Liszt's concert is, a you might guess, the one that's a big hit. Among the few audience members at the concert that Thalberg ultimately cancels is Princess Wittgenstein (Capucine). She decides she should go to the Liszt concert to see what Liszt is all about. This gives the viewer the chance to listen to a lot of piano music, and it's not just Liszt's music, as he was known to promote quite a few composers, from the aforementioned Chopin to the tragic Robert Schumann and, later in the movie, Richard Wagner.
Anyhow, the Princess, having seen Liszt, falls for him just like all the girls in Lisztomania which I blogged about over the summer did. Except that there's a slight problem, which is that she's already quite married to Russian Prince Nikolai. Still, despite having children by one woman, Liszt also falls for the Princess, and follows her to Vienna looking for any excuse to do so. He then follows her to imperial Russia when the Prince asks him for a command performance for the Czar.

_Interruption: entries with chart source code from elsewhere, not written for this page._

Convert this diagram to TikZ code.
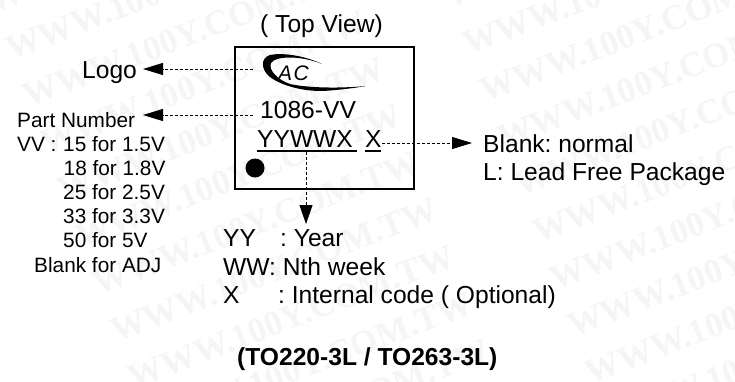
\documentclass[tikz,border=0pt]{standalone}
\usepackage{fontspec}
\setmainfont{Liberation Sans}
\newfontfamily\wmfont{Liberation Serif}
\usetikzlibrary{arrows.meta}
\frenchspacing
\tikzset{
  big/.style={anchor=base west,inner sep=0pt,font=\fontsize{24.6}{28}\selectfont,text=black},
  small/.style={anchor=base west,inner sep=0pt,font=\fontsize{20.8}{24}\selectfont,text=black},
  bold/.style={anchor=base west,inner sep=0pt,font=\fontsize{24.6}{28}\selectfont\bfseries,text=black},
  dashline/.style={line width=0.9pt,dash pattern=on 3pt off 2pt},
  headleft/.style={dashline,-{Triangle[length=20pt,width=12pt]}},
  wm/.style={anchor=base west,inner sep=0pt,rotate=21,font=\fontsize{35}{35}\selectfont\bfseries\wmfont,text=black!4},
}
\begin{document}
\begin{tikzpicture}[x=1pt,y=-1pt]
\useasboundingbox (0,0) rectangle (735,381);
\fill[white] (0,0) rectangle (735,381);
% watermark
\begin{scope}
\clip (0,0) rectangle (735,381);
\foreach \k in {-1,...,9}{
  \node[wm] (wmL\k) at ({11+17.5*\k},{61+47*\k}) {WWW.100Y.COM.TW};
}
\foreach \k in {-1,...,8}{
  \node[wm] (wmR\k) at ({468+17.5*\k},{56+47*\k}) {WWW.100Y.COM.TW};
}
\end{scope}
% package outline
\node[draw=black,line width=1.7pt,minimum width=179pt,minimum height=142pt,inner sep=0pt,anchor=north west] (pkg) at (234,46) {};
\node[big] (top) at (260,32) {( Top View)};
% logo
\fill[black] (322,64) .. controls (308,57) and (285,52) .. (270,55)
  .. controls (260,58) and (261,70) .. (270,77)
  .. controls (280,85) and (305,93) .. (330,90.5)
  .. controls (342,89.5) and (355,88) .. (366,86)
  .. controls (340,88.5) and (308,88) .. (290,84)
  .. controls (278,80) and (268,70) .. (271,63)
  .. controls (275,56) and (300,55) .. (322,64) -- cycle;
\node[anchor=base west,inner sep=0pt,font=\fontsize{21}{21}\selectfont\itshape] (ac) at (278,80) {A\kern1.5ptC};
\node[big] (pn) at (260,118) {1086-VV};
\node[big] (date) at (257,147) {YYWWX};
\node[big] (lead) at (365,147) {X};
\draw[line width=1.6pt] (date.base west)++(0,4) -- ++(100,0);
\draw[line width=1.6pt] (lead.base west)++(0,4) -- ++(16,0);
\fill[black] (255,168) circle (9.5);
% labels
\node[big] (logo) at (82,78) {Logo};
\node[small] (part) at (17,127) {Part Number};
\node[small] (vv) at (17,151) {VV :};
\node[small] (v15) at (63,151) {15 for 1.5V};
\node[small] (v18) at (63.5,175) {18 for 1.8V};
\node[small] (v25) at (63,199) {25 for 2.5V};
\node[small] (v33) at (63,223) {33 for 3.3V};
\node[small] (v50) at (63,247) {50 for 5V};
\node[small] (vadj) at (34,272) {Blank for ADJ};
\node[big] (blank) at (483,152) {Blank: normal};
\node[big] (lf) at (483,180) {L: Lead Free Package};
\node[big] (yy) at (223,246) {YY};
\node[big] (yyt) at (280,246) {: Year};
\node[big] (ww) at (223,275) {WW: Nth week};
\node[big] (xx) at (223,303) {X};
\node[big] (xxt) at (278,303) {: Internal code ( Optional)};
\node[bold] (cap) at (237,365) {(TO220-3L / TO263-3L)};
% connectors
\coordinate (logoEnd) at (253,69);
\coordinate (logoTip) at (143,69);
\coordinate (partEnd) at (253,115);
\coordinate (partTip) at (143,115);
\coordinate (leadEnd) at (382,143);
\coordinate (leadTip) at (472,143);
\coordinate (dateEnd) at (306,152);
\coordinate (dateTip) at (306,224);
\draw[headleft] (logoEnd) -- (logoTip);
\draw[headleft] (partEnd) -- (partTip);
\draw[headleft] (leadEnd) -- (leadTip);
\draw[dashline,-{Triangle[length=19pt,width=13pt]}] (dateEnd) -- (dateTip);
\end{tikzpicture}
\end{document}
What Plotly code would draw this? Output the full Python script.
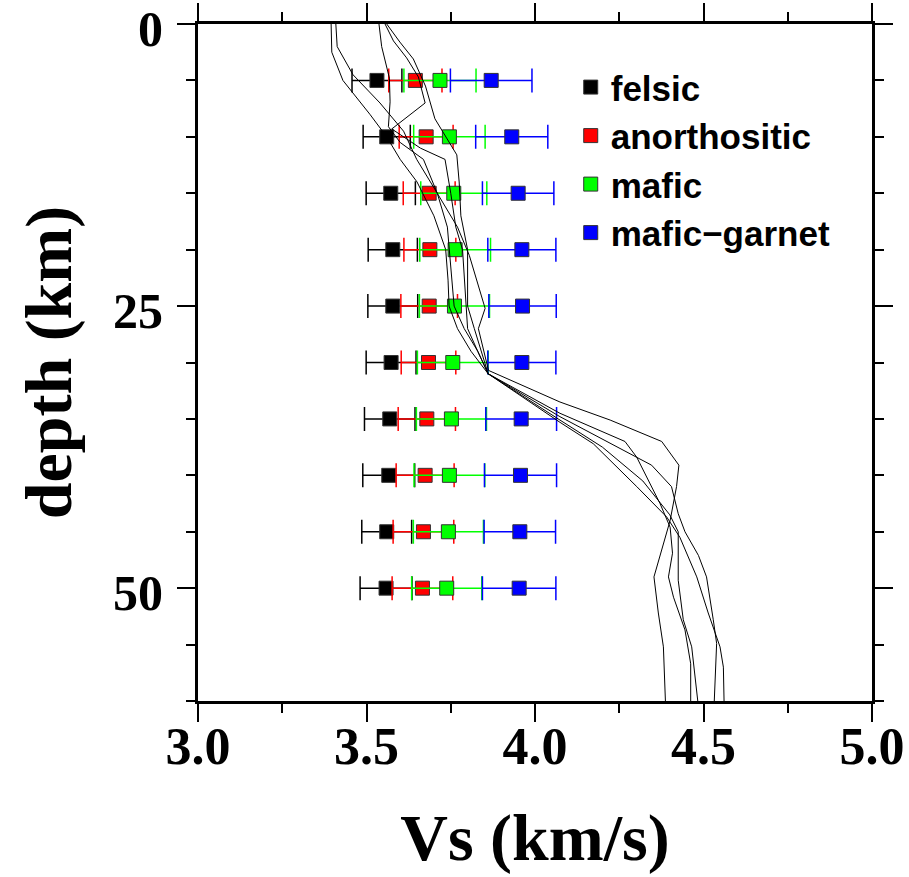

A further problem for Franz is that despite not being faithful to one woman, he'd really like to consider himself an observant, even devout Catholic, having thought about joining the clergy. And for Catholics, when it comes to marrige, the marriage is supposed to be eternal, only to be broken by the death of one of the partners. Just watch A Man for All Seasons. Yes, you can get an annulment, but that's only supposed to happen in very limited circumstances. Granted, for the class of people Liszt was pursuing, it was just as much political. But politics might always go wrong.
The story in Song Without End isn't the most exciting one, as Liszt was "just" a celebrity anot not a political leader, when the whole political marriage thing would carry overtones of serious foreign relations. The story is also given somewhat short shrift, which I think is a deliberate choice. Liszt composed a lot, but also performed a lot of other people's music, and there's a ton of music from multiple performers put on the screen here. If you like classical piano, you'll definitely like the music. It would just be nice if it could be in service of a better story.